Afghan politics is predicated on treachery. Zahir Shar ascended to the throne in the '30s on the assassination of his father. The coup that undid the new king was engineered by one of his cousins.

And thousands have died in the past decade of fighting as a result of cheating and shameless double-crossing, most notably by generals Abdul Rashid Dostum and Abdul Malik, both of whom are with the Northern Alliance for now, but who are capable of turning on each other or on the whole alliance.

Nothing is sacred. The Soviets have been blamed for a lot in Afghanistan, but they did not destroy Kabul. That was done as the unforgiving warlords, Rabbani included, fought for supremacy in the early '90s - by which time the Russians had retreated to Moscow.

Rabanni's Northern Alliance may have short-term attraction for the US as a fighting force on the ground in Afghanistan.

He has spent the past week attempting to elbow the 86-year-old king out of the main game, but because his alliance is made up of the minority Tajiks and Uzbeks of the northern border country, it cannot be a central player in a future government.

The Taliban is almost exclusively Pashtun, the single biggest ethnic group. The Pashtuns still are aligned with the Taliban, although diplomats report splits, bids and counter-bids as various commanders position themselves and their fighters to advance themselves in the event of a Taliban rout.

The second biggest ethnic group is the Hazaras, from the rugged central Hazarajat region. But while they are vocal and can fight, down the years they have been the victims of ceaseless oppression.

And in keeping with the centuries-old habit of international interference in the affairs of Afghanistan, diplomats are wearing a path to the king's door in Rome. So, too, are representatives of warlords from across Afghanistan.

Many of them talk of a government of national unity. And the king, who is Pashtun, is eager to play a role.
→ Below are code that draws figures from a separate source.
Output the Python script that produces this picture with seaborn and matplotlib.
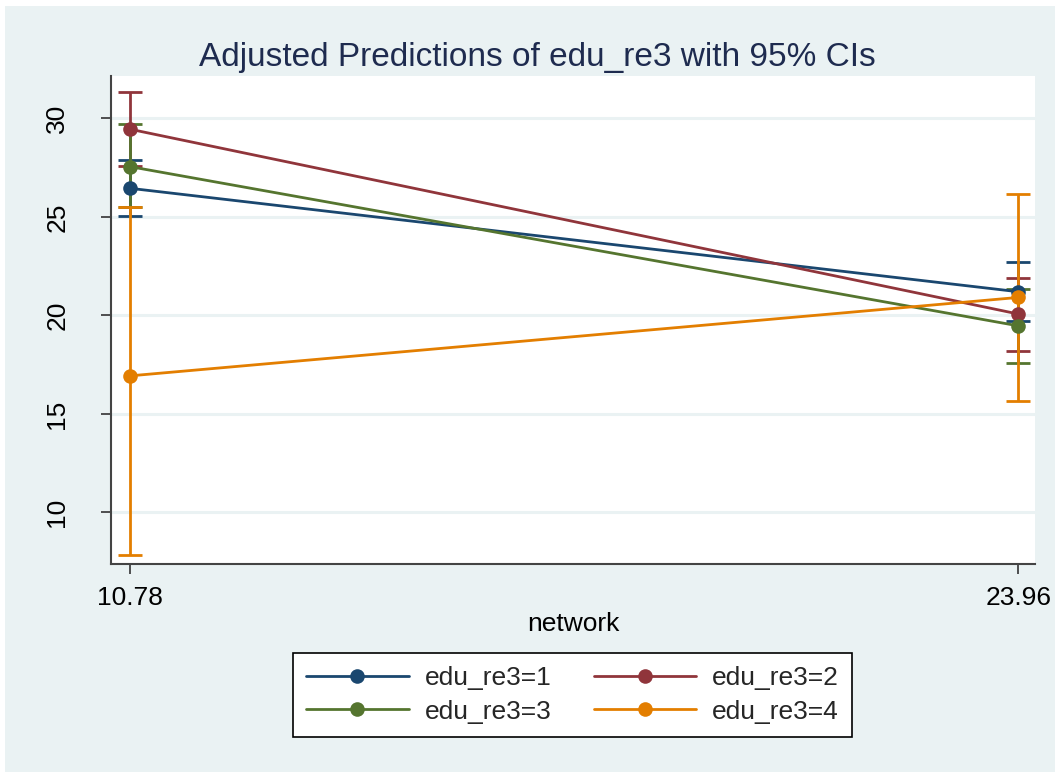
import matplotlib
matplotlib.use("Agg")
import matplotlib.pyplot as plt
from matplotlib.patches import Rectangle
import seaborn as sns
import pandas as pd

# Predicted margins at two values of network, by education group
network = [10.78, 23.96]
groups = ["edu_re3=1", "edu_re3=2", "edu_re3=3", "edu_re3=4"]
margin = {
    "edu_re3=1": [26.45, 21.20],
    "edu_re3=2": [29.45, 20.07],
    "edu_re3=3": [27.55, 19.47],
    "edu_re3=4": [16.93, 20.91],
}
ci_low = {
    "edu_re3=1": [25.05, 19.70],
    "edu_re3=2": [27.60, 18.17],
    "edu_re3=3": [25.50, 17.60],
    "edu_re3=4": [7.85, 15.67],
}
ci_high = {
    "edu_re3=1": [27.90, 22.72],
    "edu_re3=2": [31.35, 21.88],
    "edu_re3=3": [29.70, 21.35],
    "edu_re3=4": [25.52, 26.16],
}
colors = ["#1a476f", "#90353b", "#55752f", "#e37e00"]

rows = []
for g in groups:
    for x, y in zip(network, margin[g]):
        rows.append({"network": x, "margin": y, "group": g})
df = pd.DataFrame(rows)

sns.set_style("white")
plt.rcParams["font.family"] = ["Liberation Sans", "DejaVu Sans"]

W, H = 1055, 772
bg = "#eaf2f3"
fs = 19
fig = plt.figure(figsize=(W / 100, H / 100), dpi=100, facecolor="white")
# graph region background, leaving a thin white strip on the left and top
fig.patches.append(Rectangle((5 / W, -0.01), 1.01, 1.01 - 6 / H,
                             transform=fig.transFigure, facecolor=bg,
                             edgecolor="none", zorder=-10))

ax_left, ax_right = 111, 1035
ax = fig.add_axes([ax_left / W, 1 - 564 / H, (ax_right - ax_left) / W, (564 - 76) / H])
ax.set_facecolor("white")

# confidence intervals
for g, c in zip(groups, colors):
    mid = margin[g]
    lo = [m - l for m, l in zip(mid, ci_low[g])]
    hi = [h - m for m, h in zip(mid, ci_high[g])]
    ax.errorbar(network, mid, yerr=[lo, hi], fmt="none", ecolor=c,
                elinewidth=2, capsize=8.5, capthick=2, zorder=2)

sns.lineplot(data=df, x="network", y="margin", hue="group", hue_order=groups,
             palette=colors, marker="o", markersize=10.5, markeredgewidth=0,
             linewidth=2, ax=ax, zorder=3)

ax.set_xlim(10.498, 24.21)
ax.set_ylim(7.38, 32.15)
ax.set_xticks(network)
ax.set_xticklabels(["10.78", "23.96"])
ax.set_yticks([10, 15, 20, 25, 30])
ax.set_yticklabels(["10", "15", "20", "25", "30"], rotation=90, va="center")
ax.tick_params(axis="both", labelsize=fs, length=7.5, width=1.2,
               color="#333333", labelcolor="black", direction="out",
               left=True, bottom=True)
ax.tick_params(axis="y", pad=22.5)
ax.tick_params(axis="x", pad=8)
ax.grid(axis="y", color=bg, linewidth=2.2)
ax.grid(axis="x", visible=False)
for s in ["top", "right"]:
    ax.spines[s].set_visible(False)
for s in ["left", "bottom"]:
    ax.spines[s].set_color("#444444")
    ax.spines[s].set_linewidth(1.5)

ax.set_xlabel("network", fontsize=fs, labelpad=2, color="black")
ax.set_ylabel("")
# title centred on the whole graph region rather than the plot area
title_x = (537 - ax_left) / (ax_right - ax_left)
ax.set_title("Adjusted Predictions of edu_re3 with 95% CIs", fontsize=24,
             color="#1e2b4f", pad=7, x=title_x)

handles, labels = ax.get_legend_handles_labels()
ax.legend_.remove()
# two columns filled row-wise: 1 2 / 3 4
order = [0, 2, 1, 3]
leg = fig.legend([handles[i] for i in order], [labels[i] for i in order],
                 ncol=2, loc="center",
                 bbox_to_anchor=(572.5 / W, 1 - 695 / H),
                 fontsize=fs, frameon=True, fancybox=False, edgecolor="black",
                 facecolor="white", framealpha=1,
                 handlelength=3.9, handletextpad=0.6, columnspacing=1.6,
                 borderpad=0.5, labelspacing=0.35)
leg.get_frame().set_linewidth(1.2)

fig.savefig("out.png", dpi=100, facecolor="white")
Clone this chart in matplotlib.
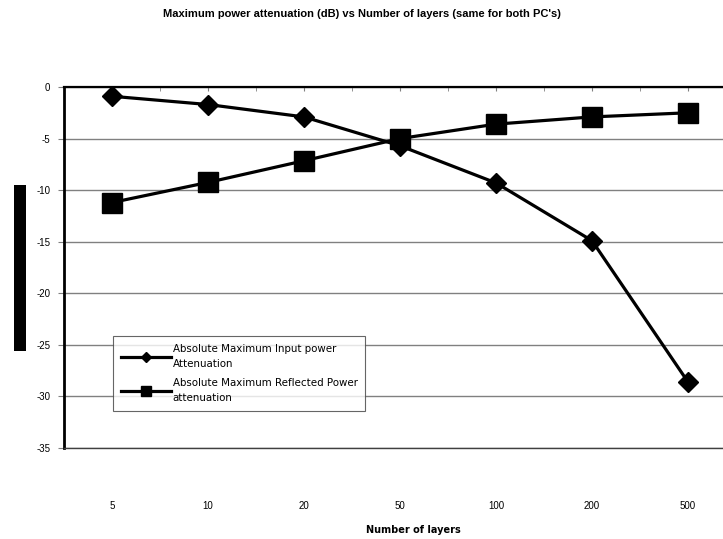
import matplotlib
matplotlib.use("Agg")
import matplotlib.pyplot as plt
from matplotlib.lines import Line2D
from matplotlib.patches import Rectangle
import numpy as np

plt.rcParams['font.family'] = ['Liberation Sans', 'DejaVu Sans']

categories = ["5", "10", "20", "50", "100", "200", "500"]
input_atten = [-0.9, -1.7, -2.9, -5.7, -9.3, -14.9, -28.6]
reflected_atten = [-11.2, -9.25, -7.15, -5.0, -3.6, -2.9, -2.5]
yticks = [0, -5, -10, -15, -20, -25, -30, -35]
title = "Maximum power attenuation (dB) vs Number of layers (same for both PC's)"
xlabel = "Number of layers"
legend_labels = ["Absolute Maximum Input power\nAttenuation",
                 "Absolute Maximum Reflected Power\nattenuation"]

W, H = 723, 539
fig = plt.figure(figsize=(W/100, H/100), dpi=100)
left, right, top, bottom = 64, 736, 87, 448
ax = fig.add_axes([left/W, 1-bottom/H, (right-left)/W, (bottom-top)/H])

x = np.arange(len(categories))
ax.plot(x, input_atten, color='black', lw=2.3, marker='D', ms=10, mec='black', mfc='black', zorder=3)
ax.plot(x, reflected_atten, color='black', lw=2.3, marker='s', ms=14, mec='black', mfc='black', zorder=3)

ax.set_xlim(-0.5, len(categories)-0.5)
ax.set_ylim(-35, 0)
ax.set_yticks(yticks)
ax.set_yticklabels([str(v) for v in yticks], fontsize=7)
ax.yaxis.grid(True, color='#808080', lw=1)
ax.set_axisbelow(True)

ax.set_xticks(x)
ax.set_xticklabels(categories, fontsize=7)
ax.set_xticks(np.arange(-0.5, len(categories), 1.0), minor=True)
ax.tick_params(axis='x', which='both', bottom=False, top=True, direction='in',
               length=3, color='#808080', labelbottom=True, pad=38)
ax.tick_params(axis='y', direction='out', length=4, color='#808080', pad=6)

ax.spines['right'].set_visible(False)
ax.spines['bottom'].set_color('#404040'); ax.spines['bottom'].set_linewidth(1)
ax.spines['top'].set_color('black'); ax.spines['top'].set_linewidth(1.6)
ax.spines['left'].set_color('black'); ax.spines['left'].set_linewidth(2)

fig.text(362/W, 1-14/H, title, ha='center', va='center', fontsize=8, fontweight='bold')
fig.text(413/W, 1-530/H, xlabel, ha='center', va='center', fontsize=7,
         fontweight='bold', family='DejaVu Sans')

fig.patches.append(Rectangle((14/W, 1-351/H), 12/W, 166/H, transform=fig.transFigure,
                             facecolor='black', edgecolor='none'))

handles = [Line2D([], [], color='black', lw=2.3, marker='D', ms=5),
           Line2D([], [], color='black', lw=2.3, marker='s', ms=7)]
leg = ax.legend(handles, legend_labels, loc='upper left',
                bbox_to_anchor=(113/W, 1-336/H), bbox_transform=fig.transFigure,
                prop={'family': 'DejaVu Sans', 'size': 7.4}, frameon=True, fancybox=False,
                edgecolor='#404040', handlelength=4.9, handletextpad=0.15,
                borderpad=0.75, labelspacing=0.8, borderaxespad=0)
leg.get_frame().set_linewidth(0.8)
for t in leg.get_texts():
    t.set_linespacing(1.7)

fig.savefig("out.png", dpi=100)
But jostling for power will be the ethnic leaders who are driven as much by greed as they are by the interests of their people; and the warlords who have been marauding around the country, selling themselves and their men to the highest bidders.

Swirling through all of this will be the deep-seated anger of the mullahs and old men who used to run Afghan community life but who were sidelined by the thirtysomething stampede of the Taliban in the mid-'90s.

And watching from just over the border are paranoid neighbours like Pakistan and Iran, the governments of which will not be able to resist interfering.

Much of the lobbying now is in support of a traditional national forum, a loya jirga, in which hundreds of community leaders seek a compromise on national issues.

It is more than 250 years since a loya jirga was used to install a new ruler, but already mini-jirgas are being held in Afghanistan and in the huge refugee and exile communities as positions are taken.

There is a risk that those who get to the loya jirga will be so consumed by power and politics that they may not see the enormity of the task ahead.

But a paper commissioned from a panel of experts by the Swiss Government earlier this year concluded: "The fact that this conflict has continued for over 20 years, despite repeated changes in the identity of the antagonists and the issues apparently at stake, indicates that its causes transcend such transient manifestations.

"Nor should one analyse the policy objective simply as 'peace' or 'ending the war'.

"A more desirable policy goal would be reconstructing the country as part of the interstate and economic structure of an entire region."